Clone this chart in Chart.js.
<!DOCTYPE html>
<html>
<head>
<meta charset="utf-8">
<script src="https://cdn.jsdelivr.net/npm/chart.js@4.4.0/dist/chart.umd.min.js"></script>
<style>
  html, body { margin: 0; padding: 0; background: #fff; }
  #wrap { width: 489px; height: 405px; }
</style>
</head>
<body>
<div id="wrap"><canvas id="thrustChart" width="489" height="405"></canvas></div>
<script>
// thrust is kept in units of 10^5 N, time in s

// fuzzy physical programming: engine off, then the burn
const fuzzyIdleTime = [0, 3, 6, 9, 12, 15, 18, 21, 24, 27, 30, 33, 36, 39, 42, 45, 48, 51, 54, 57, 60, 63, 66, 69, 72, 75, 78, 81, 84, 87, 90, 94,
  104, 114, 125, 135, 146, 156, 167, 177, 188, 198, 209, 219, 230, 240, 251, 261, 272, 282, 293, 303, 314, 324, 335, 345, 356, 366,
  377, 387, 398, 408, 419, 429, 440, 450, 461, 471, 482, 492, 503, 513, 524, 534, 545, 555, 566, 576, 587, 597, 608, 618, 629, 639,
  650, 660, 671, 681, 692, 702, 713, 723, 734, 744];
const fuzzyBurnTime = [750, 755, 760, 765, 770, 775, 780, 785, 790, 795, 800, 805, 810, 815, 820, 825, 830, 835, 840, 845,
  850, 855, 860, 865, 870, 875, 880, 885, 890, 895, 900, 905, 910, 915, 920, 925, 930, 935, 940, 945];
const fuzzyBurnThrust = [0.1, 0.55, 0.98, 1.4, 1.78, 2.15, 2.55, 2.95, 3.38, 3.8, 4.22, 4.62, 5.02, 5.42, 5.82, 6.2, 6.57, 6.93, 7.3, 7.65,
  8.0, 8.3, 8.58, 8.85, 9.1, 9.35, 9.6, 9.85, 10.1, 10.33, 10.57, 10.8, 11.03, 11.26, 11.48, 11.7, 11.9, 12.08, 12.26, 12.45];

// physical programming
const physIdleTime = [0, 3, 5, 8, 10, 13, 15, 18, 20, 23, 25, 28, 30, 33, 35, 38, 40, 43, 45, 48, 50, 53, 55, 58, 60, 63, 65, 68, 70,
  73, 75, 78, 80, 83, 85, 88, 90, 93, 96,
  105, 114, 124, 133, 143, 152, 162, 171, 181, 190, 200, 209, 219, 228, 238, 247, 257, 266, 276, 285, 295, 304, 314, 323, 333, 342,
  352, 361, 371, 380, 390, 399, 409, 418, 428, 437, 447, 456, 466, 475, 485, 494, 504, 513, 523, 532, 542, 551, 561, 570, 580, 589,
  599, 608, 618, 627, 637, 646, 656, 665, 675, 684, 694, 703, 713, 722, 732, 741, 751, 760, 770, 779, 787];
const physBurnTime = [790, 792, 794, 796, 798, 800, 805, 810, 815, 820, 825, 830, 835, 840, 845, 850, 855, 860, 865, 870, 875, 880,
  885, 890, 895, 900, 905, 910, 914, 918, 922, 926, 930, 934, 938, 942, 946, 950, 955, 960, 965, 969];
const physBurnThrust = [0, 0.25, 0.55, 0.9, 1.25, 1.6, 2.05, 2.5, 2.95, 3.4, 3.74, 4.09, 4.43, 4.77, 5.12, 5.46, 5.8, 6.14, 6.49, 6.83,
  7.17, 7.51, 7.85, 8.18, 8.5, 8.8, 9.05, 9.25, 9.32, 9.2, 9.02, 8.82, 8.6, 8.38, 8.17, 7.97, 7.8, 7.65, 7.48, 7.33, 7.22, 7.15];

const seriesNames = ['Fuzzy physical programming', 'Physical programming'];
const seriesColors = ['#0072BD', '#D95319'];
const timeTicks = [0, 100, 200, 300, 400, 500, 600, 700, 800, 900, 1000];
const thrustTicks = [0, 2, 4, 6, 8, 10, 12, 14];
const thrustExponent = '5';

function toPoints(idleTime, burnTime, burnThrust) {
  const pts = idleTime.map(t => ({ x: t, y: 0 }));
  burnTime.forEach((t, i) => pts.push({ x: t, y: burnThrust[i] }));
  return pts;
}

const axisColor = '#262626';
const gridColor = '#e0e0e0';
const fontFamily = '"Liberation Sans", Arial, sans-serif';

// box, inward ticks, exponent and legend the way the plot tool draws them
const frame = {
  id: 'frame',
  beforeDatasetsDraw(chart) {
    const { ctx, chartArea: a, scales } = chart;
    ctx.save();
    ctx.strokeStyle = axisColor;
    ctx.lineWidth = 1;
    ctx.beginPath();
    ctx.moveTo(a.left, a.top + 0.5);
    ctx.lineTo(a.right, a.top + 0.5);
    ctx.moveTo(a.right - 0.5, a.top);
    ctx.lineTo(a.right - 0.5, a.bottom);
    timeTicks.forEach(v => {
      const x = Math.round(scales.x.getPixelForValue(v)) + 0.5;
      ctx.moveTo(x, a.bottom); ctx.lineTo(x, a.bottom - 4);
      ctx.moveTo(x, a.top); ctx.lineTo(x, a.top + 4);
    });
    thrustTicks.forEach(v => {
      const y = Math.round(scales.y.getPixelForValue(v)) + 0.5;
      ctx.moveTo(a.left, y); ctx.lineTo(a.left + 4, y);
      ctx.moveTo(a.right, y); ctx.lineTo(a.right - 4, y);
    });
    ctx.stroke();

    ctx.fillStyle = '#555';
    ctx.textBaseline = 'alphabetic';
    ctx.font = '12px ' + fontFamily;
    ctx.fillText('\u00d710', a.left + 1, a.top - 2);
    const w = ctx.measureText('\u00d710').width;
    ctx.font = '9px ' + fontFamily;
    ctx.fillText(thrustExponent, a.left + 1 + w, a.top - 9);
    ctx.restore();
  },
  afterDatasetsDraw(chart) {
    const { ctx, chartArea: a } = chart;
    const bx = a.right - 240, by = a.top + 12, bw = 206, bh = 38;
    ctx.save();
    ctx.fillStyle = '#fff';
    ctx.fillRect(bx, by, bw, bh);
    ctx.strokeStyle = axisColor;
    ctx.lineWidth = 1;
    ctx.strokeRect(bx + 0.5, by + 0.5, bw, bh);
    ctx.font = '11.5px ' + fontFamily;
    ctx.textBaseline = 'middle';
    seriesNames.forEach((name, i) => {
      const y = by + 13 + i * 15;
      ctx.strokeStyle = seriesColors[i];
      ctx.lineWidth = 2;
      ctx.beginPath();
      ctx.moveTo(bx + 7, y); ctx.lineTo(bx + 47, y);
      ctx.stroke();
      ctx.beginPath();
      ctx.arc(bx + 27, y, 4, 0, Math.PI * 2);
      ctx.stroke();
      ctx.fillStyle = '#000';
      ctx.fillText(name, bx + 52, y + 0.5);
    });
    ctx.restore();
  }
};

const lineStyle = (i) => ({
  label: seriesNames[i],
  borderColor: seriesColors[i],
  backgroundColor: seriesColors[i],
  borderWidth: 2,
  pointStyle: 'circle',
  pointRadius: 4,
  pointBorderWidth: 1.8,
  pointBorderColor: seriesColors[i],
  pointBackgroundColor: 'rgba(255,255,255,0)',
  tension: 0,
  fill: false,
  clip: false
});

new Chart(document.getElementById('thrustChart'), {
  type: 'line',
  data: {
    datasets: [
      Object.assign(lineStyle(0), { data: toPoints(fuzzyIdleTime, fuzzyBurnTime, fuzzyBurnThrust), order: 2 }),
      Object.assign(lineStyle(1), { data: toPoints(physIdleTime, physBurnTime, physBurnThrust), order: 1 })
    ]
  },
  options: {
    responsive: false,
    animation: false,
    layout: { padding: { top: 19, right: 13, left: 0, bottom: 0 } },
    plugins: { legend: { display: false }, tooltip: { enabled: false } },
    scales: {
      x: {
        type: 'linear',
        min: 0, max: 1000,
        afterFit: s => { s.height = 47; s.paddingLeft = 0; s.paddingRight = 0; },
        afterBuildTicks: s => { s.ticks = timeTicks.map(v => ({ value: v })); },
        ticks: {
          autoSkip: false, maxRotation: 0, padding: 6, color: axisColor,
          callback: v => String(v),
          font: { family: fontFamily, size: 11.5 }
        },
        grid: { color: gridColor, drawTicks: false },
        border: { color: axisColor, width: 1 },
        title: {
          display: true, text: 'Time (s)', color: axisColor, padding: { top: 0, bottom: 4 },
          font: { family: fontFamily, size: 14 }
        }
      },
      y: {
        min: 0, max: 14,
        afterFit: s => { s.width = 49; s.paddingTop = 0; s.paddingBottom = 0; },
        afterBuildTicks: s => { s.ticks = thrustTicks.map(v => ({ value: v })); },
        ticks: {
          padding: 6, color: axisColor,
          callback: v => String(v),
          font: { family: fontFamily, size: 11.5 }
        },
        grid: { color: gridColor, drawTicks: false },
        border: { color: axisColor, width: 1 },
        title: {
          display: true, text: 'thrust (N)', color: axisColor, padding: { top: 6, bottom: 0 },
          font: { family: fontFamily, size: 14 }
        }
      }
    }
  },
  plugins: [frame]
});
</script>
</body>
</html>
==
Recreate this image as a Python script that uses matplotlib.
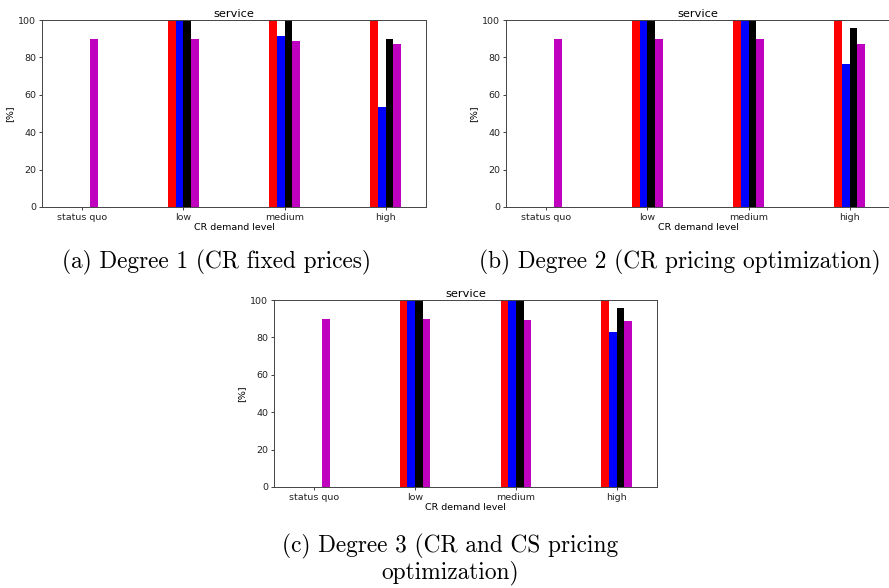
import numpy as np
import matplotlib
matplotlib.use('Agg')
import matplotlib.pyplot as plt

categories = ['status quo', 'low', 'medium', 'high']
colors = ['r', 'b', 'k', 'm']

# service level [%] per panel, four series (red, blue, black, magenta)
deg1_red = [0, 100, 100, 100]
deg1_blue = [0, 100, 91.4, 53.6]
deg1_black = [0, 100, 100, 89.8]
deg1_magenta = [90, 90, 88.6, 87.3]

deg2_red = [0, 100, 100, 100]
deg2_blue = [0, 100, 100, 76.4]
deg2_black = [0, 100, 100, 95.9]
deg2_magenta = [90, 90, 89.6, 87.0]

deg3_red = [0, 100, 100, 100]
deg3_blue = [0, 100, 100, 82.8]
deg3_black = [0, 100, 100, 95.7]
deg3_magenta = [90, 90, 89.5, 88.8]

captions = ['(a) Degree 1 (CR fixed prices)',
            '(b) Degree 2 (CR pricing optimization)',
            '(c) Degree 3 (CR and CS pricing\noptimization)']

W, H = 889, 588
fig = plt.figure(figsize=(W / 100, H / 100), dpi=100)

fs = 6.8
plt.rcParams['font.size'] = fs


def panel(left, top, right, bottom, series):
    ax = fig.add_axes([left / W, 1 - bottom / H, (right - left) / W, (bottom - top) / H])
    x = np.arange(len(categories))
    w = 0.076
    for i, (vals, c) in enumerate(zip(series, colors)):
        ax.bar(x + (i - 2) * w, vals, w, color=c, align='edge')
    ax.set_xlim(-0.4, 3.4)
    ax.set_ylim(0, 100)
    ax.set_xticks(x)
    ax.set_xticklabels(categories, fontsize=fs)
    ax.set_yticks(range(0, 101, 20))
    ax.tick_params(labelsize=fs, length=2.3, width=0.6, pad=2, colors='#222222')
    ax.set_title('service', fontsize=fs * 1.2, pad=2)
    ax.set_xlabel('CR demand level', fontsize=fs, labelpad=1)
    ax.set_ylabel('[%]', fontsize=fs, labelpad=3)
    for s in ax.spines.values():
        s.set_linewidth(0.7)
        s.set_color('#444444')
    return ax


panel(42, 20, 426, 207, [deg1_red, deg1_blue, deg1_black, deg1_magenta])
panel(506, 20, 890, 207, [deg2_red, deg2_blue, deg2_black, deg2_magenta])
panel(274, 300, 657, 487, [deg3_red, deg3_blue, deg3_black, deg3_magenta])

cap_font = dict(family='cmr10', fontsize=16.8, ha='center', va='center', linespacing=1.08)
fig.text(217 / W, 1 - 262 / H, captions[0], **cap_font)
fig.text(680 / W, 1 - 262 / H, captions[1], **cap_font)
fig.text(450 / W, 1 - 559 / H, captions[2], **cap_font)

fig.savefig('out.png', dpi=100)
---
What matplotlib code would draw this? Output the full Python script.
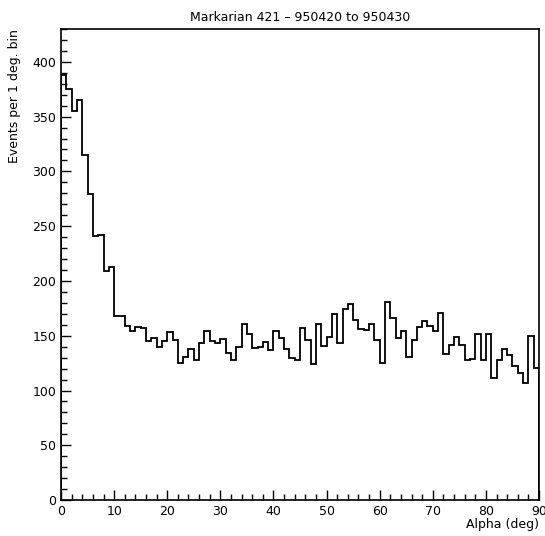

§ Requirement: Among the entries above, locate the line with "Recreate this image" and the line with "deg3_blue, deg3_black, deg3_magenta])". Give those two lines and all lines between them again, exactly, leaving out the pictures.

§ Result:
Recreate this image as a Python script that uses matplotlib.
import numpy as np
import matplotlib
matplotlib.use('Agg')
import matplotlib.pyplot as plt

categories = ['status quo', 'low', 'medium', 'high']
colors = ['r', 'b', 'k', 'm']

# service level [%] per panel, four series (red, blue, black, magenta)
deg1_red = [0, 100, 100, 100]
deg1_blue = [0, 100, 91.4, 53.6]
deg1_black = [0, 100, 100, 89.8]
deg1_magenta = [90, 90, 88.6, 87.3]

deg2_red = [0, 100, 100, 100]
deg2_blue = [0, 100, 100, 76.4]
deg2_black = [0, 100, 100, 95.9]
deg2_magenta = [90, 90, 89.6, 87.0]

deg3_red = [0, 100, 100, 100]
deg3_blue = [0, 100, 100, 82.8]
deg3_black = [0, 100, 100, 95.7]
deg3_magenta = [90, 90, 89.5, 88.8]

captions = ['(a) Degree 1 (CR fixed prices)',
            '(b) Degree 2 (CR pricing optimization)',
            '(c) Degree 3 (CR and CS pricing\noptimization)']

W, H = 889, 588
fig = plt.figure(figsize=(W / 100, H / 100), dpi=100)

fs = 6.8
plt.rcParams['font.size'] = fs


def panel(left, top, right, bottom, series):
    ax = fig.add_axes([left / W, 1 - bottom / H, (right - left) / W, (bottom - top) / H])
    x = np.arange(len(categories))
    w = 0.076
    for i, (vals, c) in enumerate(zip(series, colors)):
        ax.bar(x + (i - 2) * w, vals, w, color=c, align='edge')
    ax.set_xlim(-0.4, 3.4)
    ax.set_ylim(0, 100)
    ax.set_xticks(x)
    ax.set_xticklabels(categories, fontsize=fs)
    ax.set_yticks(range(0, 101, 20))
    ax.tick_params(labelsize=fs, length=2.3, width=0.6, pad=2, colors='#222222')
    ax.set_title('service', fontsize=fs * 1.2, pad=2)
    ax.set_xlabel('CR demand level', fontsize=fs, labelpad=1)
    ax.set_ylabel('[%]', fontsize=fs, labelpad=3)
    for s in ax.spines.values():
        s.set_linewidth(0.7)
        s.set_color('#444444')
    return ax


panel(42, 20, 426, 207, [deg1_red, deg1_blue, deg1_black, deg1_magenta])
panel(506, 20, 890, 207, [deg2_red, deg2_blue, deg2_black, deg2_magenta])
panel(274, 300, 657, 487, [deg3_red, deg3_blue, deg3_black, deg3_magenta])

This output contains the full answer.